И начались будни. Сначала меня поселили с актером театра Валерой Харитоновым – временно, пока не сниму себе угол. Мы с ним подружились, он вводил меня в курс, помогал, советовал. Это был очень мягкий симпатичный человек. И все равно – снежный, холодный, мрачный Ленинград, я один (еще не было Вити, Миши)…
Потом я снял угол за двадцать пять рублей, а из положенных мне восьмидесяти восьми рублей восемь высчитывали за бездетность, – что оставалось, уже шло на «кутеж». Меня сейчас искренне удивляют люди, которые взахлеб восхищаются той жизнью. И все же я был молод. Ем мало, одежды нет, зато есть театр – театр Райкина: мечта, которая сбылась, а это бывает так редко!

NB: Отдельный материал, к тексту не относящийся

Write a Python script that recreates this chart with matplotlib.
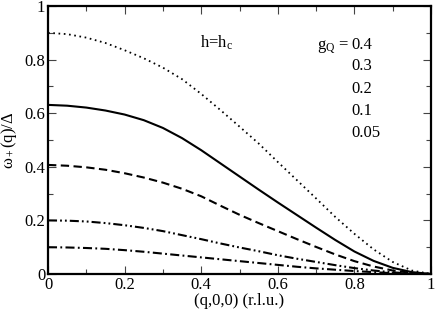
import matplotlib
matplotlib.use("Agg")
import matplotlib.pyplot as plt
from matplotlib.ticker import MultipleLocator

plt.rcParams['font.family'] = ['Liberation Serif', 'DejaVu Serif']
plt.rcParams['mathtext.fontset'] = 'custom'
plt.rcParams['mathtext.rm'] = 'Liberation Serif'
plt.rcParams['mathtext.it'] = 'Liberation Serif:italic'
plt.rcParams['lines.scale_dashes'] = False

q = [0.00, 0.05, 0.10, 0.15, 0.20, 0.25, 0.30, 0.35, 0.40, 0.45, 0.50,
     0.55, 0.60, 0.65, 0.70, 0.75, 0.80, 0.85, 0.90, 0.95, 1.00]

w_04 = [0.900, 0.895, 0.882, 0.862, 0.835, 0.805, 0.770, 0.727, 0.672, 0.612, 0.550,
        0.487, 0.418, 0.350, 0.282, 0.213, 0.150, 0.092, 0.045, 0.013, 0.000]
w_03 = [0.631, 0.628, 0.621, 0.610, 0.595, 0.574, 0.545, 0.507, 0.462, 0.413, 0.364,
        0.315, 0.267, 0.220, 0.173, 0.127, 0.084, 0.049, 0.023, 0.007, 0.000]
w_02 = [0.407, 0.404, 0.398, 0.389, 0.376, 0.360, 0.341, 0.318, 0.290, 0.255, 0.221,
        0.190, 0.160, 0.130, 0.101, 0.073, 0.048, 0.028, 0.013, 0.004, 0.000]
w_01 = [0.200, 0.199, 0.196, 0.190, 0.182, 0.172, 0.160, 0.145, 0.130, 0.114, 0.099,
        0.085, 0.070, 0.057, 0.045, 0.033, 0.022, 0.013, 0.006, 0.002, 0.000]
w_005 = [0.100, 0.099, 0.097, 0.094, 0.089, 0.083, 0.076, 0.069, 0.062, 0.055, 0.048,
         0.041, 0.034, 0.027, 0.021, 0.016, 0.011, 0.007, 0.003, 0.001, 0.000]

g_labels = ['0.4', '0.3', '0.2', '0.1', '0.05']
x_ticks = [0, 0.2, 0.4, 0.6, 0.8, 1]
y_ticks = [0, 0.2, 0.4, 0.6, 0.8, 1]
x_ticklabels = ['0', '0.2', '0.4', '0.6', '0.8', '1']
y_ticklabels = ['0', '0.2', '0.4', '0.6', '0.8', '1']

fig = plt.figure(figsize=(4.36, 3.11), dpi=100)
ax = fig.add_axes([48/436, 37/311, 383/436, 268/311])

lw = 1.5
ax.plot(q, w_04, color='black', lw=1.3, linestyle=(0, (1.2, 2.6)))
ax.plot(q, w_03, color='black', lw=lw, linestyle='-')
ax.plot(q, w_02, color='black', lw=lw, linestyle=(0, (6.0, 3.2)))
ax.plot(q, w_01, color='black', lw=lw, linestyle=(0, (6.5, 2.2, 1.3, 2.2, 1.3, 2.2)))
ax.plot(q, w_005, color='black', lw=lw, linestyle=(0, (6.5, 2.4, 1.3, 2.4)))

ax.set_xlim(0, 1)
ax.set_ylim(0, 1)
ax.set_xticks(x_ticks)
ax.set_xticklabels(x_ticklabels)
ax.set_yticks(y_ticks)
ax.set_yticklabels(y_ticklabels)
ax.xaxis.set_minor_locator(MultipleLocator(0.1))
ax.yaxis.set_minor_locator(MultipleLocator(0.1))
ax.tick_params(which='both', direction='in', top=True, right=True, labelsize=12,
               width=0.8, color='#444444')
ax.tick_params(which='major', length=6)
ax.tick_params(which='minor', length=3.5)
ax.tick_params(axis='x', pad=2)
ax.tick_params(axis='y', pad=2)
for s in ax.spines.values():
    s.set_linewidth(1.6)

ax.set_xlabel('(q,0,0) (r.l.u.)', fontsize=12, labelpad=0)
ax.set_ylabel('ω$_+$(q)/Δ', fontsize=12, labelpad=4)

ax.text(0.397, 0.843, 'h=h$_\\mathregular{c}$', fontsize=12, ha='left', va='baseline')
ax.text(0.786, 0.838, 'g$_\\mathregular{Q}$ =', fontsize=12, ha='right', va='baseline')
ys = [0.838, 0.761, 0.677, 0.593, 0.510]
for lab, yy in zip(g_labels, ys):
    ax.text(0.793, yy, lab, fontsize=12, ha='left', va='baseline')

fig.savefig('out.png', dpi=100)
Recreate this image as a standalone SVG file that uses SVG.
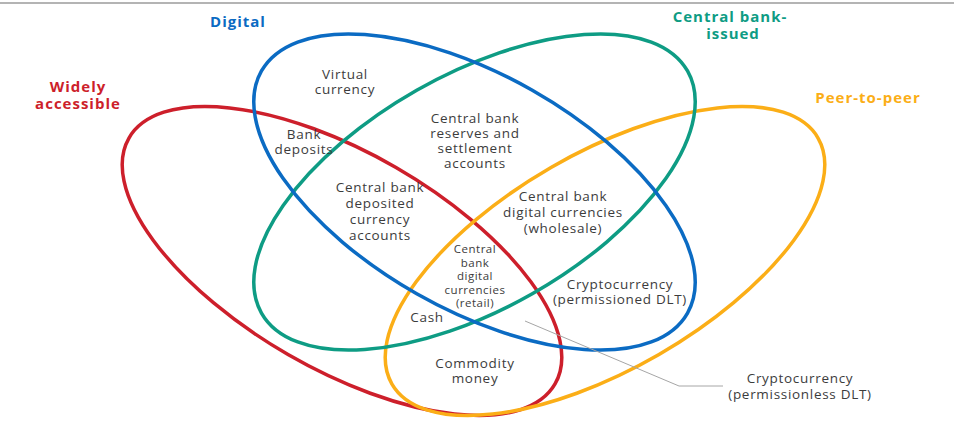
<svg xmlns="http://www.w3.org/2000/svg" width="959" height="425" viewBox="0 0 959 425">
<style>
.ring{fill:none;stroke-width:3.5}
.lbl{font-family:"Open Sans","Noto Sans",sans-serif;font-size:13.5px;fill:#3c3c3c;text-anchor:middle;letter-spacing:0.7px}
.sm{font-size:11.5px;letter-spacing:0.5px}
.ttl{font-family:"Open Sans","Noto Sans",sans-serif;font-size:15px;font-weight:bold;text-anchor:middle;letter-spacing:1px}
</style>
<rect width="959" height="425" fill="#ffffff"/>
<line x1="0" y1="3" x2="954" y2="3" stroke="#b4b4b4" stroke-width="2"/>
<g id="widely-accessible">
<ellipse class="ring" cx="342" cy="261" rx="246" ry="108" transform="rotate(30 342 261)" stroke="#CD1F2B"/>
<text class="ttl" fill="#CD1F2B"><tspan x="78" y="92">Widely</tspan><tspan x="78" y="109">accessible</tspan></text>
</g>
<g id="peer-to-peer">
<ellipse class="ring" cx="605" cy="261" rx="246" ry="108" transform="rotate(-30 605 261)" stroke="#FBAE17"/>
<text class="ttl" fill="#FBAE17" x="868" y="103">Peer-to-peer</text>
</g>
<g id="central-bank-issued">
<ellipse class="ring" cx="474.5" cy="192" rx="245" ry="117" transform="rotate(-29.6 474.5 192)" stroke="#0E9C84"/>
<text class="ttl" fill="#0E9C84"><tspan x="730" y="22">Central bank-</tspan><tspan x="733" y="39">issued</tspan></text>
</g>
<g id="digital">
<ellipse class="ring" cx="474.5" cy="192" rx="245" ry="117" transform="rotate(29.6 474.5 192)" stroke="#0B6BC3"/>
<text class="ttl" fill="#0B6BC3" x="238" y="27">Digital</text>
</g>
<g id="connectors">
<polyline points="525,321 679,386 723,386" fill="none" stroke="#a6a6a6" stroke-width="1"/>
</g>
<g id="virtual-currency"><text class="lbl"><tspan x="345" y="79">Virtual</tspan><tspan x="345" y="94">currency</tspan></text></g>
<g id="bank-deposits"><text class="lbl"><tspan x="304" y="139">Bank</tspan><tspan x="304" y="154">deposits</tspan></text></g>
<g id="cb-reserves"><text class="lbl"><tspan x="475" y="123">Central bank</tspan><tspan x="475" y="138">reserves and</tspan><tspan x="475" y="153">settlement</tspan><tspan x="475" y="168">accounts</tspan></text></g>
<g id="cb-deposited"><text class="lbl"><tspan x="380" y="192">Central bank</tspan><tspan x="380" y="208">deposited</tspan><tspan x="380" y="224">currency</tspan><tspan x="380" y="240">accounts</tspan></text></g>
<g id="cbdc-wholesale"><text class="lbl"><tspan x="563" y="201">Central bank</tspan><tspan x="563" y="217">digital currencies</tspan><tspan x="563" y="233">(wholesale)</tspan></text></g>
<g id="cbdc-retail"><text class="lbl sm"><tspan x="475" y="253">Central</tspan><tspan x="475" y="266.5">bank</tspan><tspan x="475" y="280">digital</tspan><tspan x="475" y="293.5">currencies</tspan><tspan x="475" y="307">(retail)</tspan></text></g>
<g id="cash"><text class="lbl" x="427" y="322">Cash</text></g>
<g id="crypto-permissioned"><text class="lbl"><tspan x="620" y="289">Cryptocurrency</tspan><tspan x="620" y="304">(permissioned DLT)</tspan></text></g>
<g id="commodity-money"><text class="lbl"><tspan x="475" y="368">Commodity</tspan><tspan x="475" y="383">money</tspan></text></g>
<g id="crypto-permissionless"><text class="lbl"><tspan x="800" y="383">Cryptocurrency</tspan><tspan x="800" y="399">(permissionless DLT)</tspan></text></g>
</svg>
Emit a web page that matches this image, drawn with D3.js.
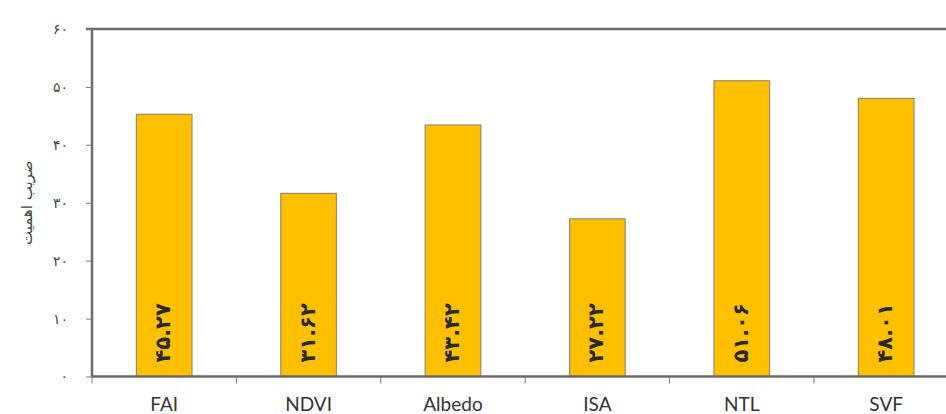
<!DOCTYPE html>
<html><head><meta charset="utf-8">
<script src="https://cdn.jsdelivr.net/npm/d3@7/dist/d3.min.js"></script>
<style>body{margin:0;background:#fff}svg{display:block}</style>
</head><body>
<svg id="c" width="946" height="414"></svg>
<script>
const categories = ["FAI","NDVI","Albedo","ISA","NTL","SVF"];
const values = [45.27, 31.62, 43.42, 27.22, 51.06, 48.01];
const yTicks = [0,10,20,30,40,50,60];
const yTitle = "ضریب اهمیت";

const fa = s => String(s).replace(/[0-9]/g, d => "۰۱۲۳۴۵۶۷۸۹"[d]);

const svg = d3.select("#c");
const mLeft = 92, mTop = 29, mBottom = 376.5, bandW = 144.4;
const x = d3.scaleBand().domain(categories).range([mLeft, mLeft + bandW*categories.length]).paddingInner(0).paddingOuter(0);
const y = d3.scaleLinear().domain([0,60]).range([mBottom, mTop]);
const barW = x.bandwidth()*0.385;

// top border
svg.append("line").attr("x1", mLeft).attr("x2", 946).attr("y1", mTop).attr("y2", mTop)
  .attr("stroke","#6b6b6b").attr("stroke-width",2.5);

// bars
svg.selectAll("rect.bar").data(values).join("rect")
  .attr("x",(d,i)=>x(categories[i]) + x.bandwidth()/2 - barW/2)
  .attr("y",d=>y(d)).attr("width",barW).attr("height",d=>y(0)-y(d))
  .attr("fill","#ffc000").attr("stroke","#9a8a6a").attr("stroke-width",1.2);

// bar labels
svg.selectAll("text.val").data(values).join("text")
  .attr("transform",(d,i)=>`translate(${x(categories[i]) + x.bandwidth()/2 + 6},${y(0)-14}) rotate(-90)`)
  .attr("text-anchor","start")
  .attr("font-family","DejaVu Sans").attr("font-weight","bold").attr("font-size",21)
  .attr("fill","#2a2a2a").text(d=>fa(d.toFixed(2)));

// y axis
const ya = svg.append("g").attr("transform",`translate(${mLeft},0)`)
  .call(d3.axisLeft(y).tickValues(yTicks).tickSize(6).tickPadding(18).tickFormat(d=>fa(d)));
ya.select(".domain").attr("stroke","#6b6b6b").attr("stroke-width",2.5).attr("d",`M-6,${mTop}H0V${mBottom}`);
ya.selectAll(".tick line").attr("stroke","#777");
ya.selectAll(".tick text").attr("font-family","DejaVu Sans").attr("font-size",14).attr("fill","#444");

// x axis
const xa = svg.append("g").attr("transform",`translate(0,${mBottom})`)
  .call(d3.axisBottom(x).tickSize(0).tickPadding(21));
xa.select(".domain").attr("stroke","#6b6b6b").attr("stroke-width",2.5).attr("d",`M${mLeft},0H946`);
xa.selectAll(".tick text").attr("font-family","Lato").attr("font-size",19).attr("fill","#333");
svg.append("g").selectAll("line").data(categories).join("line")
  .attr("x1",d=>x(d)).attr("x2",d=>x(d)).attr("y1",mBottom).attr("y2",mBottom+7)
  .attr("stroke","#777").attr("stroke-width",1);

// y title
svg.append("text").attr("transform",`translate(32,${(mTop+mBottom)/2}) rotate(-90)`)
  .attr("text-anchor","middle").attr("font-family","DejaVu Sans").attr("font-size",15)
  .attr("fill","#444").attr("direction","rtl").text(yTitle);
</script>
</body></html>
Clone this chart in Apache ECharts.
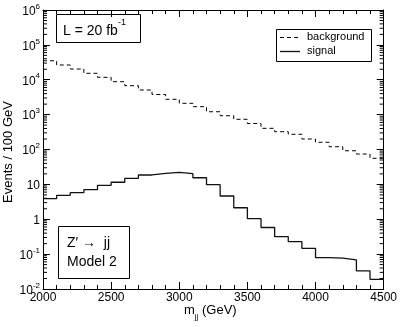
<!DOCTYPE html>
<html>
<head>
<meta charset="utf-8">
<script src="https://cdn.jsdelivr.net/npm/echarts@6/dist/echarts.min.js"></script>
<style>
  html, body { margin: 0; padding: 0; background: #fff; }
  #chart { width: 400px; height: 327px; }
</style>
</head>
<body>
<div id="chart"></div>
<script>
// lower edges of the 100 GeV bins
var binEdges = [2000, 2100, 2200, 2300, 2400, 2500, 2600, 2700, 2800, 2900,
                3000, 3100, 3200, 3300, 3400, 3500, 3600, 3700, 3800, 3900,
                4000, 4100, 4200, 4300, 4400];
var bgValues = [35000, 26500, 20300, 15300, 11750, 8800, 6750, 5080, 3780, 2750,
                2110, 1690, 1210, 930, 735, 556, 405, 324, 273, 200,
                161, 120, 92, 74, 56];
var sigValues = [3.88, 4.86, 5.77, 7.03, 9.41, 11.5, 14.9, 18.6, 20.8, 22.2,
                 20.2, 15.5, 9.8, 4.64, 2.14, 1.04, 0.58, 0.316, 0.227, 0.147,
                 0.079, 0.077, 0.068, 0.033, 0.019];
var xLast = 4500;
var yDecades = [-2, -1, 0, 1, 2, 3, 4, 5, 6];

var FONT = '"Liberation Sans", Arial, sans-serif';

// step points: each bin from its left edge, last point closes the final bin
function toSteps(vals) {
    var pts = [];
    for (var i = 0; i < binEdges.length; i++) {
        pts.push([binEdges[i], vals[i]]);
    }
    pts.push([xLast, vals[vals.length - 1]]);
    return pts;
}

// minor ticks of the log axis (2..9 in each decade)
var minorVals = [];
for (var d = 0; d < yDecades.length - 1; d++) {
    for (var k = 2; k <= 9; k++) {
        minorVals.push(k * Math.pow(10, yDecades[d]));
    }
}

function logLabel(v) {
    var e = Math.round(Math.log(v) / Math.LN10);
    if (e === 0) return '{b|1}';
    if (e === 1) return '{b|10}';
    return '{b|10}{s|' + e + '}';
}

var labelRich = {
    b: { fontSize: 12, fontFamily: FONT, color: '#000', lineHeight: 15, verticalAlign: 'bottom' },
    s: { fontSize: 8, fontFamily: FONT, color: '#000', lineHeight: 15, verticalAlign: 'top', padding: [0, 0, 7, 0] }
};

var myChart = echarts.init(document.getElementById('chart'), null, { renderer: 'canvas' });
var option = {
    animation: false,
    backgroundColor: '#fff',
    grid: { left: 43, right: 16, top: 10, bottom: 38 },
    xAxis: [
        {
            type: 'value', min: 2000, max: 4500, interval: 500,
            axisLine: { show: true, onZero: false, lineStyle: { color: '#000', width: 1 } },
            axisTick: { show: true, inside: true, length: 7, lineStyle: { color: '#000' } },
            minorTick: { show: true, splitNumber: 5, length: 4, lineStyle: { color: '#000' } },
            splitLine: { show: false },
            axisLabel: {
                color: '#000', fontSize: 12, fontFamily: FONT, margin: 3,
                formatter: function (v) { return String(v); }
            }
        },
        {
            type: 'value', min: 2000, max: 4500, interval: 500, position: 'top',
            axisLine: { show: true, onZero: false, lineStyle: { color: '#000', width: 1 } },
            axisTick: { show: true, inside: true, length: 7, lineStyle: { color: '#000' } },
            minorTick: { show: true, splitNumber: 5, length: 4, lineStyle: { color: '#000' } },
            splitLine: { show: false },
            axisLabel: { show: false }
        }
    ],
    yAxis: [
        {
            type: 'log', logBase: 10, min: 0.01, max: 1e6, splitNumber: 8,
            axisLine: { show: true, onZero: false, lineStyle: { color: '#000', width: 1 } },
            axisTick: { show: true, inside: true, length: 7, lineStyle: { color: '#000' } },
            splitLine: { show: false },
            axisLabel: { formatter: logLabel, rich: labelRich, margin: 3 }
        },
        {
            type: 'log', logBase: 10, min: 0.01, max: 1e6, splitNumber: 8, position: 'right',
            axisLine: { show: true, onZero: false, lineStyle: { color: '#000', width: 1 } },
            axisTick: { show: true, inside: true, length: 7, lineStyle: { color: '#000' } },
            splitLine: { show: false },
            axisLabel: { show: false }
        }
    ],
    series: [
        {
            name: 'background', type: 'line', step: 'end',
            data: toSteps(bgValues), symbol: 'none',
            lineStyle: { color: '#000', width: 1, type: [4, 3] }
        },
        {
            name: 'signal', type: 'line', step: 'end',
            data: toSteps(sigValues), symbol: 'none',
            lineStyle: { color: '#111', width: 1.3 }
        },
        {
            // log-axis minor ticks on both sides
            type: 'custom', silent: true,
            data: minorVals.map(function (v) { return [v]; }),
            renderItem: function (params, api) {
                var v = api.value(0);
                var pl = api.coord([2000, v]);
                var pr = api.coord([4500, v]);
                var st = { stroke: '#000', lineWidth: 1 };
                return {
                    type: 'group',
                    children: [
                        { type: 'line', shape: { x1: pl[0], y1: pl[1], x2: pl[0] + 4, y2: pl[1] }, style: st },
                        { type: 'line', shape: { x1: pr[0] - 4, y1: pr[1], x2: pr[0], y2: pr[1] }, style: st }
                    ]
                };
            },
            encode: { y: 0 }
        }
    ],
    graphic: [
        // legend box
        { type: 'rect', shape: { x: 276.5, y: 29.5, width: 95, height: 32 }, style: { fill: '#fff', stroke: '#000', lineWidth: 1 } },
        { type: 'line', shape: { x1: 280, y1: 37.5, x2: 300, y2: 37.5 }, style: { stroke: '#000', lineWidth: 1, lineDash: [4, 3] } },
        { type: 'line', shape: { x1: 280, y1: 51.5, x2: 300, y2: 51.5 }, style: { stroke: '#111', lineWidth: 1.3 } },
        { type: 'text', left: 307, top: 31, style: { text: 'background', fontSize: 11, fontFamily: FONT, fill: '#000' } },
        { type: 'text', left: 307, top: 45, style: { text: 'signal', fontSize: 11, fontFamily: FONT, fill: '#000' } },
        // luminosity box
        { type: 'rect', shape: { x: 56.5, y: 14.5, width: 84, height: 28 }, style: { fill: '#fff', stroke: '#000', lineWidth: 1 } },
        {
            type: 'text', left: 63, top: 18,
            style: {
                text: '{b|L = 20 fb}{s|-1}',
                rich: {
                    b: { fontSize: 14, fontFamily: FONT, fill: '#000', lineHeight: 20, verticalAlign: 'bottom' },
                    s: { fontSize: 9, fontFamily: FONT, fill: '#000', lineHeight: 20, verticalAlign: 'top', padding: [0, 0, 6, 0] }
                }
            }
        },
        // model box
        { type: 'rect', shape: { x: 58.5, y: 226.5, width: 71, height: 52 }, style: { fill: '#fff', stroke: '#000', lineWidth: 1 } },
        { type: 'text', left: 67, top: 236, style: { text: 'Z\u2032 \u2192  jj', fontSize: 14, fontFamily: FONT, fill: '#000' } },
        { type: 'text', left: 67, top: 255, style: { text: 'Model 2', fontSize: 14, fontFamily: FONT, fill: '#000' } },
        // axis titles
        {
            type: 'text', left: 184, top: 304,
            style: {
                text: '{b|m}{s|jj}{b| (GeV)}',
                rich: {
                    b: { fontSize: 13, fontFamily: FONT, fill: '#000', lineHeight: 17, verticalAlign: 'top' },
                    s: { fontSize: 8, fontFamily: FONT, fill: '#000', lineHeight: 17, verticalAlign: 'bottom', padding: [3, 0, 0, 0] }
                }
            }
        },
        {
            type: 'text', x: 8, y: 152, rotation: Math.PI / 2,
            style: { text: 'Events / 100 GeV', fontSize: 13, fontFamily: FONT, fill: '#000', align: 'center', verticalAlign: 'middle' }
        }
    ]
};
myChart.setOption(option);
window.addEventListener('resize', function () {
    myChart.resize();
});
</script>
</body>
</html>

Театральный Ленинград переживал тогда время расцвета. Театр Товстоногова: молодые Юрский, Лавров, Лебедев, Смоктуновский, Борисов, Копелян, Луспекаев, Доронина, Попова, Стржельчик – да разве всех перечислишь… Театр Акимова, театр Пушкина: Симонов, Меркурьев. Глаза разбегались. А музеи, дворцы, мосты!.. И все для меня внове. Поэтому и зарплата, и скромная еда, и клопы в моем углу – все это было неважно. Завтракал за рубль в молочном кафе «Ленинград», обедал в пирожковой на Невском (четыре пирожка и бульон) – и вперед: репетиции, спектакли, Райкин, на которого я смотрел семь лет каждый вечер.
Помню свой первый выход на сцену – в маленькой миниатюре, на сцене Дворца Первой пятилетки. Мне укоротили чей-то костюм, лоснившийся в нескольких местах. Мы, четырнадцать актеров, становились в затылок, выходил Райкин – врач, слушал спину последнего и говорил: «У четвертого сухой плеврит, остальные здоровы». Четвертым был я. У меня дрожали ноги. Я был по-настоящему болен! Хохот, аплодисменты…
Постепенно меня вводили в разные эпизоды. Райкин предложил мне поменять фамилию. Так я стал вместо Каца Карцевым – и остаюсь до сих пор.